"The IRS has hired additional individuals just to go out and perform these audits," says Seabaugh. "State, federal and local governments are all feeling the squeeze of reduced incomes, so possibly doing audits is an effort to double-check returns to make sure of any additional taxes that may be due."
According to Michael Devine, IRS spokesman for Missouri and Kansas, each tax return goes through a computerized screening, and most are accepted just as they're filed.
"If there are discrepancies, you may receive correspondence from the IRS asking you to verify, correct or explain information on your return," says Devine.
The discrepancy may be a lack of information from the taxpayer -- if you had multiple jobs throughout the year and forgot to bring a W-2 or 1099 when you had your taxes prepared, for example. Mathematical errors and too many round numbers, which look like estimates, may also trigger an audit.
"Returns should be prepared with actual information," says Seabaugh. "Other instances are significant changes from one year to the next. It may not mean anything is inaccurate or incorrect, but it raises a red flag."
Sometimes businesses or individuals are chosen for an audit simply by random selection or if someone you did business with was selected for an audit, according to www.irs.gov.
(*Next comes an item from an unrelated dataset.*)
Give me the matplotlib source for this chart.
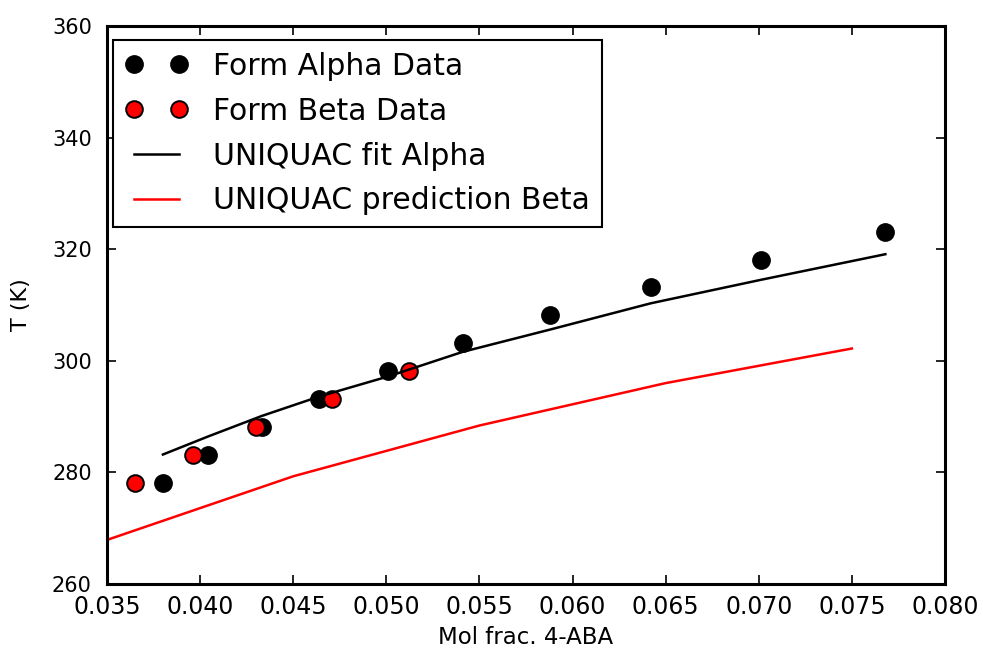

If you or your business does get an audit notice, Seabaugh advises contacting your tax preparer, who specializes in this area and will work directly with the IRS agent in gathering and providing records.
"We work as a go-between between the agent and the taxpayer," says Seabaugh. That way, he explains, you'll have professional consultation and will not be interrupted from your daily business.
Audits may take place via mail correspondence, in an IRS office, your accountant's office, or at your home or place of business. Once the audit is completed, it could result in no changes, an amount due or a refund.
There's not much you can do to prevent an audit, says Seabaugh, except be honest when preparing your return and keep all the documentation you used.
According to the IRS, records relating to an asset should be kept for as long as you have the asset plus three years. Payroll records should be kept for six years. The IRS can include returns filed within the past three years in an audit, though additional years can be added if necessary. The IRS will not usually go back more than six years, and most audits will be of returns filed within the past two years.
"Your best defense against an audit is to be prepared for one with good records," stresses Devine. "They will provide the data you need to prepare your return, and serve as substantiation for your return should you be audited."